● Work to be completed
In the listing that follows, retype every line from the first through the one containing "return fig.add_axes([x0 /". Pictures are to be left out.

● Available data
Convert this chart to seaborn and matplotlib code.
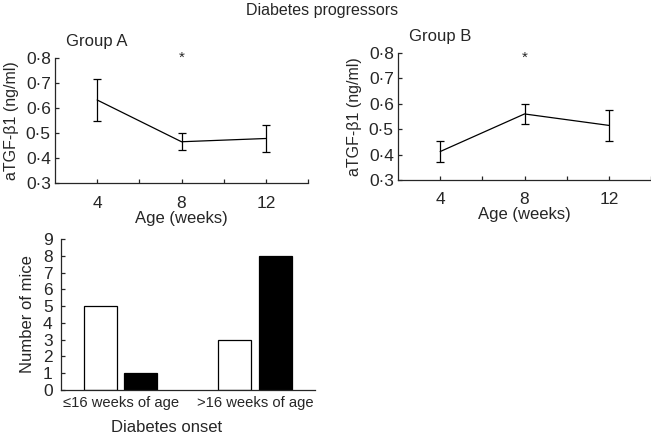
import matplotlib
matplotlib.use("Agg")
import matplotlib.pyplot as plt
import seaborn as sns
import pandas as pd
import numpy as np

# Datos
semanas = [4, 8, 12]
grupo_a_media = [0.632, 0.465, 0.478]
grupo_a_err = [0.083, 0.035, 0.053]
grupo_b_media = [0.412, 0.560, 0.515]
grupo_b_err = [0.040, 0.040, 0.062]

y_ticks = [0.3, 0.4, 0.5, 0.6, 0.7, 0.8]
y_tick_labels = ["0·3", "0·4", "0·5", "0·6", "0·7", "0·8"]
x_ticks = [4, 6, 8, 10, 12, 14]
x_tick_labels = ["4", "", "8", "", "12", ""]

onset_cats = ["≤16 weeks of age", ">16 weeks of age"]
grupos = ["Group A", "Group B"]
ratones_a = [5, 3]
ratones_b = [1, 8]

sns.set_style("ticks")
plt.rcParams['font.family'] = ['Liberation Sans', 'DejaVu Sans']
plt.rcParams['axes.linewidth'] = 0.9
plt.rcParams['xtick.direction'] = 'in'
plt.rcParams['ytick.direction'] = 'in'

W, H = 651, 436
fig = plt.figure(figsize=(W / 100, H / 100), dpi=100, facecolor='white')


def px_axes(x0, y0, x1, y1):
    # caja en pixeles (izq, arriba, der, abajo)
    return fig.add_axes([x0 / W, 1 - y1 / H, (x1 - x0) / W, (y1 - y0) / H])


def panel_linea(ax, media, err, titulo, y_star):
    df = pd.DataFrame({'semana': semanas, 'valor': media})
    sns.lineplot(data=df, x='semana', y='valor', color='black', lw=0.9, ax=ax)
    ax.errorbar(semanas, media, yerr=err, fmt='none', ecolor='black',
                elinewidth=0.9, capsize=3, capthick=0.9)
    ax.set_xlim(2, 14)
    ax.set_ylim(0.3, 0.8)
    ax.set_xticks(x_ticks)
    ax.set_xticklabels(x_tick_labels, fontsize=12.5)
    ax.set_yticks(y_ticks)
    ax.set_yticklabels(y_tick_labels, fontsize=12.5)
    ax.tick_params(axis='x', length=3, width=0.9, pad=9)
    ax.tick_params(axis='y', length=3, width=0.9, pad=3)
    ax.set_xlabel('Age (weeks)', fontsize=12, labelpad=0)
    ax.set_ylabel('aTGF-β1 (ng/ml)', fontsize=11.5, labelpad=5)
    ax.text(8, y_star, '*', ha='center', va='center', fontsize=11)
    ax.text(0.045, 1.13, titulo, transform=ax.transAxes, fontsize=12,
            ha='left', va='center')
    sns.despine(ax=ax)
    ax.spines['left'].set_bounds(0.3, 0.8)
    for sp in ax.spines.values():
        sp.set_clip_on(False)


ax1 = px_axes(55, 58, 308, 183)
panel_linea(ax1, grupo_a_media, grupo_a_err, 'Group A', 0.80)

ax2 = px_axes(398, 53, 651, 180)
panel_linea(ax2, grupo_b_media, grupo_b_err, 'Group B', 0.78)

# Panel de barras
df_bar = pd.DataFrame({
    'onset': onset_cats * 2,
    'grupo': [grupos[0]] * 2 + [grupos[1]] * 2,
    'n': ratones_a + ratones_b,
})
ax3 = px_axes(61, 239, 315, 390)
sns.barplot(data=df_bar, x='onset', y='n', hue='grupo', order=onset_cats,
            hue_order=grupos, palette=['white', 'black'], edgecolor='black',
            linewidth=0.9, width=0.6, gap=0.18, legend=False, ax=ax3)
ax3.set_xlim(-0.446, 1.448)
ax3.set_ylim(0, 9)
ax3.set_yticks(range(0, 10))
ax3.tick_params(axis='y', length=3, width=0.9, pad=6, labelsize=12.5)
ax3.tick_params(axis='x', length=0, pad=4, labelsize=10.6)
ax3.set_xlabel('Diabetes onset', fontsize=12, va='top')
ax3.xaxis.set_label_coords(0.416, -0.2)
ax3.set_ylabel('Number of mice', fontsize=12, labelpad=6)
sns.despine(ax=ax3)

fig.text(322 / W, 1 - 10 / H, 'Diabetes progressors', ha='center', va='center',
         fontsize=11.5)

fig.savefig('out.png', dpi=100, facecolor='white')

● Written solution
Convert this chart to seaborn and matplotlib code.
import matplotlib
matplotlib.use("Agg")
import matplotlib.pyplot as plt
import seaborn as sns
import pandas as pd
import numpy as np

# Datos
semanas = [4, 8, 12]
grupo_a_media = [0.632, 0.465, 0.478]
grupo_a_err = [0.083, 0.035, 0.053]
grupo_b_media = [0.412, 0.560, 0.515]
grupo_b_err = [0.040, 0.040, 0.062]

y_ticks = [0.3, 0.4, 0.5, 0.6, 0.7, 0.8]
y_tick_labels = ["0·3", "0·4", "0·5", "0·6", "0·7", "0·8"]
x_ticks = [4, 6, 8, 10, 12, 14]
x_tick_labels = ["4", "", "8", "", "12", ""]

onset_cats = ["≤16 weeks of age", ">16 weeks of age"]
grupos = ["Group A", "Group B"]
ratones_a = [5, 3]
ratones_b = [1, 8]

sns.set_style("ticks")
plt.rcParams['font.family'] = ['Liberation Sans', 'DejaVu Sans']
plt.rcParams['axes.linewidth'] = 0.9
plt.rcParams['xtick.direction'] = 'in'
plt.rcParams['ytick.direction'] = 'in'

W, H = 651, 436
fig = plt.figure(figsize=(W / 100, H / 100), dpi=100, facecolor='white')


def px_axes(x0, y0, x1, y1):
    # caja en pixeles (izq, arriba, der, abajo)
    return fig.add_axes([x0 / W, 1 - y1 / H, (x1 - x0) / W, (y1 - y0) / H])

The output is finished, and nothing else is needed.